Monday, April 23, 2007

It's Been Awhile...

Monday, April 23, 2007

...since my last post. Haven't been busy, just lounging around the house, watching tv, doing a huge-ass pile of laundry (my family's a well; they wear A LOT of clothes!)

My mom has come and gone for the weekend...my aunt is going back to Colorado tomorrow...she'll be leaving me her dumbells. So, expect me with lovely toned arms and abs soon! Hahah!

Started exercising again...feels good, I don't know why I even stop sometimes. It gets me to release all my gloom, sadness, depressed feelings. It releases the good in me (i'm talkin' endorphins, yo!)

I'm depressed coz I haven't experienced what I should've at my age. I've nothing to remember ecept high school, temp jobs, friends. What else? Zilch! Where's me falling in love?
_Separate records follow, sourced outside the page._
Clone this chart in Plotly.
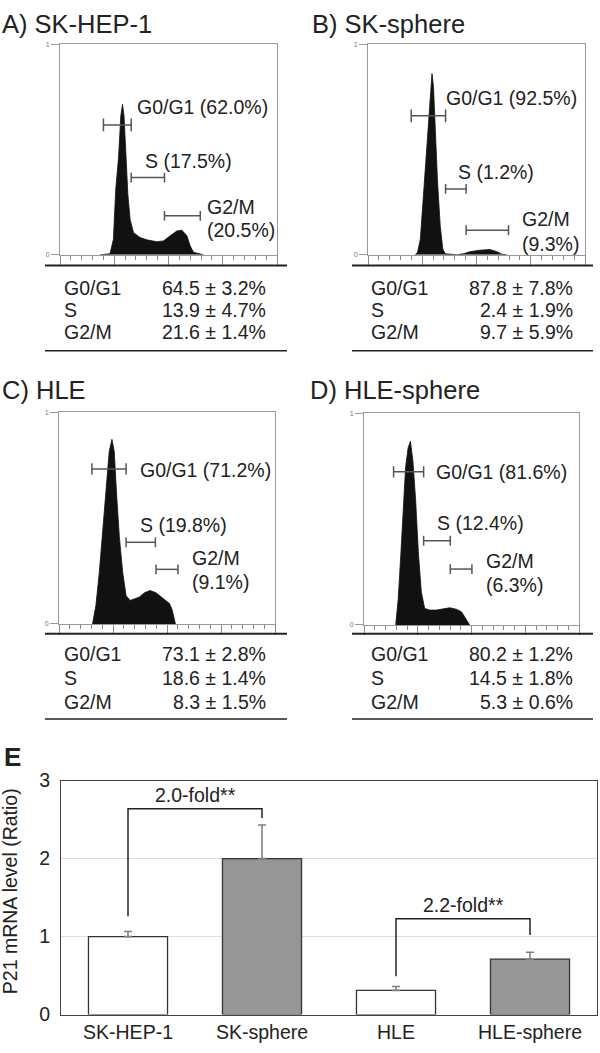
import plotly.graph_objects as go

W, H = 600, 1053
FONT = "Liberation Sans, Arial, sans-serif"
TXT = "#222222"
FS = 19.5
FSE = 19.5

def X(px):
    return px / W

def Y(py):
    return 1 - py / H

# ---------------- Data ----------------
# Histogram outlines (DNA content channel, relative cell count)
a_ch = [189, 236, 252, 263, 276, 287, 295, 302, 312, 320, 331, 347, 378, 410, 457, 488, 520, 551, 575, 599, 614, 630, 677]
a_ct = [0, 0.005, 0.074, 0.31, 0.46, 0.66, 0.715, 0.66, 0.46, 0.29, 0.167, 0.105, 0.082, 0.071, 0.062, 0.066, 0.09, 0.113, 0.117, 0.09, 0.043, 0.012, 0]

b_ch = [223, 234, 247, 262, 278, 291, 302, 309, 317, 328, 341, 353, 364, 419, 451, 482, 529, 576, 608, 631, 655]
b_ct = [0, 0.012, 0.074, 0.29, 0.506, 0.707, 0.861, 0.80, 0.60, 0.35, 0.136, 0.028, 0.005, 0, 0.005, 0.015, 0.022, 0.025, 0.015, 0.003, 0]

c_ch = [159, 175, 191, 206, 222, 238, 251, 262, 273, 286, 302, 318, 337, 357, 381, 405, 432, 460, 492, 524, 537, 552]
c_ct = [0, 0.088, 0.243, 0.428, 0.629, 0.815, 0.873, 0.815, 0.614, 0.413, 0.243, 0.134, 0.111, 0.119, 0.127, 0.147, 0.158, 0.147, 0.122, 0.096, 0.065, 0]

d_ch = [151, 163, 175, 186, 198, 210, 221, 233, 246, 259, 273, 289, 313, 345, 376, 408, 440, 464, 479, 495, 503]
d_ct = [0, 0.124, 0.326, 0.527, 0.744, 0.837, 0.868, 0.775, 0.589, 0.341, 0.155, 0.078, 0.070, 0.070, 0.074, 0.081, 0.074, 0.062, 0.039, 0.012, 0]

# Gates: channel ranges and marker levels, with gate percentages
phases = ["G0/G1", "S", "G2/M"]
gates_a = [(205, 336), (336, 493), (493, 662)]
gate_y_a = [0.617, 0.367, 0.185]
pct_a = [62.0, 17.5, 20.5]

gates_b = [(204, 366), (366, 463), (463, 663)]
gate_y_b = [0.66, 0.313, 0.117]
pct_b = [92.5, 1.2, 9.3]

gates_c = [(156, 318), (318, 457), (460, 564)]
gate_y_c = [0.733, 0.386, 0.258]
pct_c = [71.2, 19.8, 9.1]

gates_d = [(141, 284), (284, 411), (411, 514)]
gate_y_d = [0.724, 0.398, 0.264]
pct_d = [81.6, 12.4, 6.3]

# Mean ± SD tables
tbl_a = ["64.5 ± 3.2%", "13.9 ± 4.7%", "21.6 ± 1.4%"]
tbl_b = ["87.8 ± 7.8%", "2.4 ± 1.9%", "9.7 ± 5.9%"]
tbl_c = ["73.1 ± 2.8%", "18.6 ± 1.4%", "8.3 ± 1.5%"]
tbl_d = ["80.2 ± 1.2%", "14.5 ± 1.8%", "5.3 ± 0.6%"]

titles = ["A) SK-HEP-1", "B) SK-sphere", "C) HLE", "D) HLE-sphere"]

# Panel E: P21 mRNA
cells = ["SK-HEP-1", "SK-sphere", "HLE", "HLE-sphere"]
p21 = [1.0, 2.0, 0.31, 0.71]
p21_err = [0.065, 0.43, 0.05, 0.09]
bar_colors = ["#ffffff", "#969696", "#ffffff", "#969696"]
fold_labels = ["2.0-fold**", "2.2-fold**"]
fold_pairs = [(0, 1), (2, 3)]
fold_levels = [(1.26, 2.64, 2.52), (0.49, 1.23, 1.02)]
fold_text_y = [2.82, 1.41]

# ---------------- Figure ----------------
fig = go.Figure()

panels = [
    dict(ch=a_ch, ct=a_ct, gates=gates_a, gy=gate_y_a, pct=pct_a, tbl=tbl_a,
         box=(60, 277, 34, 249), title_xy=(0, 13),
         lab=[(352, 0.70), (392, 0.444), (683, 0.228, 0.12)],
         line_y=260, line_x=(45, 287), rows=(283, 305, 328), col=(62, 268), tline=347, capsz=[9, 7, 7]),
    dict(ch=b_ch, ct=b_ct, gates=gates_b, gy=gate_y_b, pct=pct_b, tbl=tbl_b,
         box=(368, 585, 34, 249), title_xy=(310, 13),
         lab=[(358, 0.745), (414, 0.394), (716, 0.171, 0.051)],
         line_y=260, line_x=(352, 593), rows=(283, 305, 328), col=(369, 575), tline=347, capsz=[9, 7, 7]),
    dict(ch=c_ch, ct=c_ct, gates=gates_c, gy=gate_y_c, pct=pct_c, tbl=tbl_c,
         box=(59, 275, 410, 626), title_xy=(0, 387),
         lab=[(376, 0.73), (376, 0.47), (622, 0.312, 0.20)],
         line_y=636, line_x=(45, 287), rows=(657, 681, 706), col=(62, 268), tline=723, capsz=[8, 7, 7]),
    dict(ch=d_ch, ct=d_ct, gates=gates_d, gy=gate_y_d, pct=pct_d, tbl=tbl_d,
         box=(364, 579, 411, 627), title_xy=(308, 387),
         lab=[(335, 0.721), (339, 0.484), (570, 0.302, 0.191)],
         line_y=636, line_x=(352, 593), rows=(657, 681, 706), col=(369, 575), tline=723, capsz=[8, 7, 7]),
]

annotations = []
shapes = []
layout_axes = {}

for i, p in enumerate(panels):
    n = i + 1
    xa = "x" if n == 1 else f"x{n}"
    ya = "y" if n == 1 else f"y{n}"
    fig.add_trace(go.Scatter(x=p["ch"], y=p["ct"], xaxis=xa, yaxis=ya, mode="lines",
                             fill="tozeroy", fillcolor="#111111",
                             line=dict(color="#111111", width=0.8), hoverinfo="skip"))
    for (g0, g1), gy, cs in zip(p["gates"], p["gy"], p["capsz"]):
        fig.add_trace(go.Scatter(x=[g0, g1], y=[gy, gy], xaxis=xa, yaxis=ya,
                                 mode="lines+markers",
                                 line=dict(color="#555555", width=1.5),
                                 marker=dict(symbol="line-ns", size=cs,
                                             line=dict(color="#555555", width=1.5)),
                                 hoverinfo="skip"))
    lab = p["lab"]
    f = dict(size=FS, color=TXT, family=FONT)
    annotations.append(dict(x=lab[0][0], y=lab[0][1], xref=xa, yref=ya, xanchor="left", yanchor="middle",
                            text=f"{phases[0]} ({p['pct'][0]:.1f}%)", showarrow=False, font=f))
    annotations.append(dict(x=lab[1][0], y=lab[1][1], xref=xa, yref=ya, xanchor="left", yanchor="middle",
                            text=f"{phases[1]} ({p['pct'][1]:.1f}%)", showarrow=False, font=f))
    annotations.append(dict(x=lab[2][0], y=lab[2][1], xref=xa, yref=ya, xanchor="left", yanchor="middle",
                            text=f"{phases[2]}", showarrow=False, font=f))
    annotations.append(dict(x=lab[2][0], y=lab[2][2], xref=xa, yref=ya, xanchor="left", yanchor="middle",
                            text=f"({p['pct'][2]:.1f}%)", showarrow=False, font=f))
    annotations.append(dict(x=X(p["title_xy"][0]), y=Y(p["title_xy"][1]), xref="paper", yref="paper",
                            xanchor="left", yanchor="middle", text=titles[i], showarrow=False,
                            font=dict(size=25.5, color=TXT, family=FONT)))
    for ph, val, ry in zip(phases, p["tbl"], p["rows"]):
        annotations.append(dict(x=X(p["col"][0]), y=Y(ry), xref="paper", yref="paper",
                                xanchor="left", yanchor="middle", text=ph, showarrow=False, font=f))
        annotations.append(dict(x=X(p["col"][1]), y=Y(ry), xref="paper", yref="paper",
                                xanchor="right", yanchor="middle", text=val, showarrow=False, font=f))
    shapes.append(dict(type="line", xref="paper", yref="paper",
                       x0=X(p["line_x"][0]), x1=X(p["line_x"][1]), y0=Y(p["line_y"]), y1=Y(p["line_y"]),
                       line=dict(color="#222222", width=2)))
    shapes.append(dict(type="line", xref="paper", yref="paper",
                       x0=X(p["line_x"][0]), x1=X(p["line_x"][1]), y0=Y(p["tline"]), y1=Y(p["tline"]),
                       line=dict(color="#222222", width=1.5)))
    l, r, t, b = p["box"]
    xkey = "xaxis" if n == 1 else f"xaxis{n}"
    ykey = "yaxis" if n == 1 else f"yaxis{n}"
    layout_axes[xkey] = dict(domain=[X(l), X(r)], range=[0, 1024], anchor=ya,
                             showgrid=False, zeroline=False, showline=True, mirror=True,
                             linecolor="#999999", linewidth=1,
                             ticks="outside", ticklen=9, tickcolor="#888888", tick0=0, dtick=256,
                             minor=dict(dtick=51.2, ticklen=4, ticks="outside", tickcolor="#888888"),
                             showticklabels=False, fixedrange=True)
    layout_axes[ykey] = dict(domain=[Y(b), Y(t)], range=[0, 1], anchor=xa,
                             showgrid=False, zeroline=False, showline=True, mirror=True,
                             linecolor="#999999", linewidth=1,
                             ticks="outside", ticklen=8, tickcolor="#999999",
                             tickvals=[0, 1], ticktext=["0", "1"],
                             tickfont=dict(size=7, color="#777777", family=FONT), fixedrange=True)

# ---------------- Panel E ----------------
fig.add_trace(go.Bar(x=cells, y=p21, xaxis="x5", yaxis="y5",
                     marker=dict(color=bar_colors, line=dict(color="#333333", width=1.3)),
                     error_y=dict(type="data", array=p21_err, arrayminus=[0] * len(p21), symmetric=False,
                                  color="#808080", thickness=1.6, width=4),
                     hoverinfo="skip"))

for (i0, i1), (ya0, ytop, ya1), lab, ty in zip(fold_pairs, fold_levels, fold_labels, fold_text_y):
    fig.add_trace(go.Scatter(x=[cells[i0], cells[i0], cells[i1], cells[i1]], y=[ya0, ytop, ytop, ya1],
                             xaxis="x5", yaxis="y5", mode="lines",
                             line=dict(color="#222222", width=1.5), hoverinfo="skip"))
    annotations.append(dict(x=(i0 + i1) / 2, y=ty, xref="x5", yref="y5", xanchor="center", yanchor="middle",
                            text=lab, showarrow=False, font=dict(size=FSE, color=TXT, family=FONT)))

layout_axes["xaxis5"] = dict(domain=[X(61), X(597)], anchor="y5", type="category",
                             showgrid=False, zeroline=False, showline=True, mirror=True,
                             linecolor="#444444", linewidth=1, ticks="",
                             tickfont=dict(size=FSE, color=TXT, family=FONT), fixedrange=True)
layout_axes["yaxis5"] = dict(domain=[Y(1025), Y(786)], anchor="x5", range=[0, 3], dtick=1,
                             showgrid=True, gridcolor="#dddddd", gridwidth=1, zeroline=False,
                             showline=True, mirror=True, linecolor="#444444", linewidth=1, ticks="",
                             ticklabelstandoff=6,
                             tickfont=dict(size=FSE, color=TXT, family=FONT), fixedrange=True)

annotations.append(dict(x=X(2), y=Y(762), xref="paper", yref="paper", xanchor="left", yanchor="middle",
                        text="<b>E</b>", showarrow=False, font=dict(size=26, color=TXT, family=FONT)))
annotations.append(dict(x=X(10), y=Y(899), xref="paper", yref="paper", xanchor="center", yanchor="middle",
                        text="P21 mRNA level (Ratio)", textangle=-90, showarrow=False,
                        font=dict(size=FSE, color=TXT, family=FONT)))

fig.update_layout(width=W, height=H, margin=dict(l=0, r=0, t=0, b=0),
                  paper_bgcolor="white", plot_bgcolor="white", showlegend=False,
                  bargap=0.41, annotations=annotations, shapes=shapes,
                  font=dict(family=FONT, color=TXT), **layout_axes)

fig.write_html("out.html", config={"displayModeBar": False},
               post_script="document.body.style.margin='0';document.body.style.overflow='hidden';")
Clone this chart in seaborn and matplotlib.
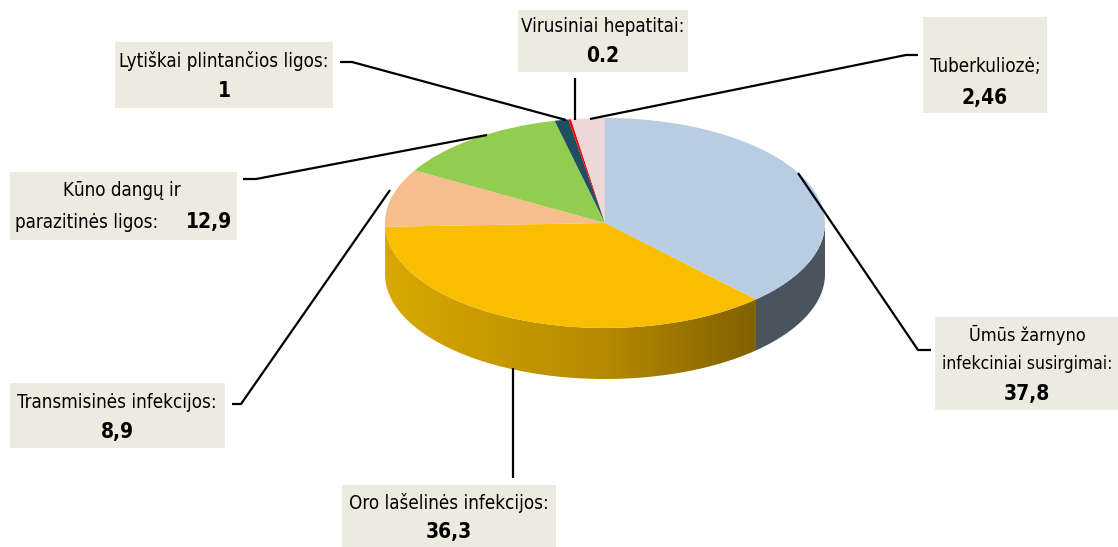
import numpy as np
import matplotlib
matplotlib.use("Agg")
import matplotlib.pyplot as plt
import seaborn as sns
from matplotlib.patches import Polygon, Rectangle
from matplotlib.transforms import Affine2D

# ---------------- data ----------------
categories = [
    "Ūmūs žarnyno\ninfekciniai susirgimai:",
    "Oro lašelinės infekcijos:",
    "Transmisinės infekcijos:",
    "Kūno dangų ir\nparazitinės ligos:",
    "Lytiškai plintančios ligos:",
    "Virusiniai hepatitai:",
    "Tuberkuliozė;",
]
values = [37.8, 36.3, 8.9, 12.9, 1, 0.2, 2.46]
value_labels = ["37,8", "36,3", "8,9", "12,9", "1", "0.2", "2,46"]
top_colors = ["#B8CCE2", "#F9BE00", "#F6BD8D", "#92CD50", "#1E4E5F", "#FF0000", "#EDD7D7"]
side_colors = ["#4B545E", None, "#B8875E", "#5E8A30", "#12303A", "#A00000", "#A89898"]

sns.set_theme(style="white")
plt.rcParams["font.family"] = ["DejaVu Sans"]
plt.rcParams["font.stretch"] = "condensed"
plt.rcParams["text.color"] = "black"

W, H = 1118, 547
fig = plt.figure(figsize=(W / 100, H / 100), dpi=100)
ax = fig.add_axes([0, 0, 1, 1])

# pie geometry (pixels)
CX, CY_PIX, RX, RY, DEPTH = 605, 223, 220, 105, 51
CY = H - CY_PIX
D = DEPTH / RY

wedges, _ = ax.pie(values, colors=top_colors, startangle=90, counterclock=False,
                   radius=1, center=(0, 0), wedgeprops=dict(linewidth=0))
ax.set_xlim(0, W)
ax.set_ylim(0, H)
ax.set_aspect("auto")
ax.axis("off")

tr = Affine2D().scale(RX, RY).translate(CX, CY) + ax.transData
for w in wedges:
    w.set_transform(tr)
    w.set_zorder(5)


def front_ranges(t1, t2):
    out = []
    for lo, hi in [(-180, 0), (180, 360), (-540, -360)]:
        a, b = max(t1, lo), min(t2, hi)
        if b > a:
            out.append((a, b))
    return out


# side faces
for i, w in enumerate(wedges):
    for a, b in front_ranges(w.theta1, w.theta2):
        t = np.radians(np.linspace(a, b, 120))
        upper = np.column_stack([np.cos(t), np.sin(t)])
        lower = np.column_stack([np.cos(t[::-1]), np.sin(t[::-1]) - D])
        pts = np.vstack([upper, lower])
        if side_colors[i] is None:
            poly = Polygon(pts, closed=True, facecolor="none", edgecolor="none",
                           transform=tr, zorder=2)
            ax.add_patch(poly)
            grad = np.linspace(0, 1, 256)[None, :]
            cmap = matplotlib.colors.LinearSegmentedColormap.from_list(
                "g", ["#D8A800", "#B58A00", "#6A4E00"])
            im = ax.imshow(grad, extent=(CX - RX, CX + RX, CY - RY - DEPTH - 5, CY + 5),
                           cmap=cmap, aspect="auto", zorder=2, interpolation="bilinear")
            im.set_clip_path(poly)
        else:
            ax.add_patch(Polygon(pts, closed=True, facecolor=side_colors[i],
                                 edgecolor="none", transform=tr, zorder=2))

ax.set_xlim(0, W)
ax.set_ylim(0, H)

BOX = "#EDEBE0"


def Y(p):
    return H - p


def box(x0, y0, x1, y1):
    ax.add_patch(Rectangle((x0, Y(y1)), x1 - x0, y1 - y0, facecolor=BOX,
                           edgecolor="none", zorder=3))


def leader(pts):
    xs = [p[0] for p in pts]
    ys = [Y(p[1]) for p in pts]
    ax.plot(xs, ys, color="black", lw=1.6, zorder=6, solid_capstyle="butt")


def label(x, y, s, fs=13.5, bold=False, ha="center"):
    ax.text(x, Y(y), s, ha=ha, va="center", fontsize=fs,
            fontweight="bold" if bold else "normal", fontstretch="condensed",
            color="black", zorder=7)


FSV = 15
# 0 Ūmūs
box(935, 317, 1118, 410)
l1, l2 = categories[0].split("\n")
label(1027, 335, l1, fs=13)
label(1027, 364, l2, fs=12.5)
label(1027, 394, value_labels[0], fs=FSV, bold=True)
leader([(931, 350), (918, 350), (798, 173)])

# 1 Oro
box(342, 485, 556, 547)
label(449, 503, categories[1])
label(449, 532, value_labels[1], fs=FSV, bold=True)
leader([(513, 478), (513, 368)])

# 2 Transmisinės
box(10, 383, 225, 448)
label(117, 403, categories[2])
label(117, 432, value_labels[2], fs=FSV, bold=True)
leader([(232, 404), (241, 404), (390, 190)])

# 3 Kūno
box(10, 172, 237, 240)
l1, l2 = categories[3].split("\n")
label(122, 190, l1)
label(15, 222, l2, ha="left")
label(232, 222, value_labels[3], fs=FSV, bold=True, ha="right")
leader([(243, 179), (256, 179), (487, 135)])

# 4 Lytiškai
box(115, 42, 333, 108)
label(224, 61, categories[4])
label(224, 91, value_labels[4], fs=FSV, bold=True)
leader([(340, 62), (352, 62), (566, 120)])

# 5 Virusiniai
box(518, 10, 688, 72)
label(603, 27, categories[5])
label(603, 56, value_labels[5], fs=FSV, bold=True)
leader([(575, 78), (575, 120)])

# 6 Tuberkuliozė
box(923, 17, 1047, 113)
label(985, 67, categories[6])
label(985, 98, value_labels[6], fs=FSV, bold=True)
leader([(918, 55), (906, 55), (590, 119)])

fig.savefig("out.png", dpi=100, facecolor="white")
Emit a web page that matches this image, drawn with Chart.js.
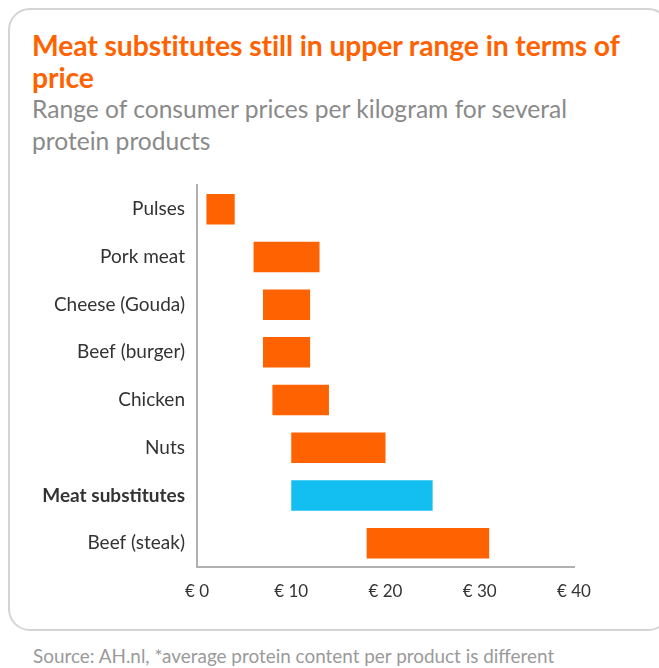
<!DOCTYPE html>
<html>
<head>
<meta charset="utf-8">
<script src="https://cdn.jsdelivr.net/npm/chart.js@4"></script>
<style>
  html, body { margin:0; padding:0; background:#fff; width:659px; height:668px; overflow:hidden; }
  #card { position:absolute; left:8px; top:8px; width:662px; height:623px; border:2px solid #d4d4d4; border-radius:22px; box-sizing:border-box; }
  .t { position:absolute; left:32px; font-family:Lato, "Open Sans", sans-serif; white-space:nowrap; }
  #title { top:29px; color:#FF6200; font-weight:bold; font-size:28.3px; line-height:32px; letter-spacing:-0.1px; }
  #sub { top:93px; color:#8a8a8a; font-size:24.6px; line-height:32px; }
  #src { top:644px; left:33px; color:#9a9a9a; font-size:18.9px; }
  #wrap { position:absolute; left:0; top:162px; width:659px; height:458px; }
</style>
</head>
<body>
<div id="card"></div>
<div class="t" id="title">Meat substitutes still in upper range in terms of<br>price</div>
<div class="t" id="sub">Range of consumer prices per kilogram for several<br>protein products</div>
<div class="t" id="src">Source: AH.nl, *average protein content per product is different</div>
<div id="wrap"><canvas id="c"></canvas></div>
<script>
const categories = ['Pulses','Pork meat','Cheese (Gouda)','Beef (burger)','Chicken','Nuts','Meat substitutes','Beef (steak)'];
const lowPrices  = [1, 6, 7, 7, 8, 10, 10, 18];
const highPrices = [4, 13, 12, 12, 14, 20, 25, 31];
const xTickLabels = ['€ 0','€ 10','€ 20','€ 30','€ 40'];
const highlight = 'Meat substitutes';

const ranges = categories.map((c, i) => [lowPrices[i], highPrices[i]]);
const colors = categories.map(c => c === highlight ? '#13BEF0' : '#FF6200');

new Chart(document.getElementById('c'), {
  type: 'bar',
  data: {
    labels: categories,
    datasets: [{
      data: ranges,
      backgroundColor: colors,
      borderWidth: 0,
      barPercentage: 0.64,
      categoryPercentage: 1.0
    }]
  },
  options: {
    indexAxis: 'y',
    responsive: true,
    maintainAspectRatio: false,
    animation: false,
    layout: { padding: { top: 0, right: 85, bottom: 0, left: 0 } },
    plugins: { legend: { display: false }, tooltip: { enabled: false } },
    scales: {
      x: {
        min: 0, max: 40,
        ticks: {
          stepSize: 10,
          padding: 14,
          color: '#333',
          font: { family: 'Lato', size: 17 },
          callback: (v, i) => xTickLabels[i]
        },
        grid: { display: false, drawTicks: false },
        border: { display: true, color: '#b0b0b0', width: 2 },
        afterFit: s => { s.height = 53; }
      },
      y: {
        ticks: {
          padding: 12,
          color: '#333',
          font: ctx => ({ family: 'Lato', size: 19, weight: categories[ctx.index] === highlight ? 'bold' : 'normal' })
        },
        grid: { display: false, drawTicks: false },
        border: { display: true, color: '#b0b0b0', width: 2 },
        afterFit: s => { s.width = 197; }
      }
    }
  }
});
</script>
</body>
</html>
Where's me attending my first concert? How about me gettin' into clubs and shit? Me sneakin' out of the house? I've always been the one who was not allowed to do these things...I guess resentment is how I feel now...to feel more calm, something therapeutic i've done is write a letter. To move on, to be free, and to be the bubbly girl I once was. This letter does not reflect any negativity towards my parents, just some stuff that got me feeling a little down...so, here goes! (Don't judge...)

To my parents:
Why do I have to be the good, "normal" child, the one that HAS to not care about being treated badly by everyone? Just because I didn't cut myself when I was depressed, doesn't mean I don't feel sad. Always, I have to hear the words "Just let her treat you that way, just let it be"...then i'd just HAVE TO shut the fuck up about everything! Even when i've been wronged! They don't care about my feelings when they keep telling me what a bad daughter I am when you channel your anger towards her onto me, coz hey, I don't cut myself, I don't suffer from bulimia...

Now, I guess all the anger throughout the years are coming out...out on you! I'm sorry, but I can't help it...I can't help being a shrew, a bitch, a disrespectful moron! I'm always arguing with everyone at home and lost the "respect your elders" bit. Just so you know, I feel guilt right after I raise my voice on you. Maybe coz the only way I feel that i'm being heard is if I shout it out?

You once asked me why I can't receive compliments...now I answer you with this; I guess all those years of calling me this and that have made me a girl with low self-esteem, who covers it all up with a cheerful front. Inside, i'm all screwed up! I'll always be the fat ugly tomboy that I was in primary school...so, there...there's your answer! Why don't I have a boyfriend? Coz subconsciously, I think I don't deserve anyone, coz, boy, no one could ever handle my shenanigans...

You're the best parents any daughter could have, and this is a mere outburst of what i've been feeling throughout the years when I was 'the good one'. Now...just accept that this is me now. However, I guess you'll never know how I really feel...All's well, I just needed to get this out.

Love you guys always.


Your daughter,
-X-


(I feel so much better now...though, it'll take sometime till i'm feeling great about myself!)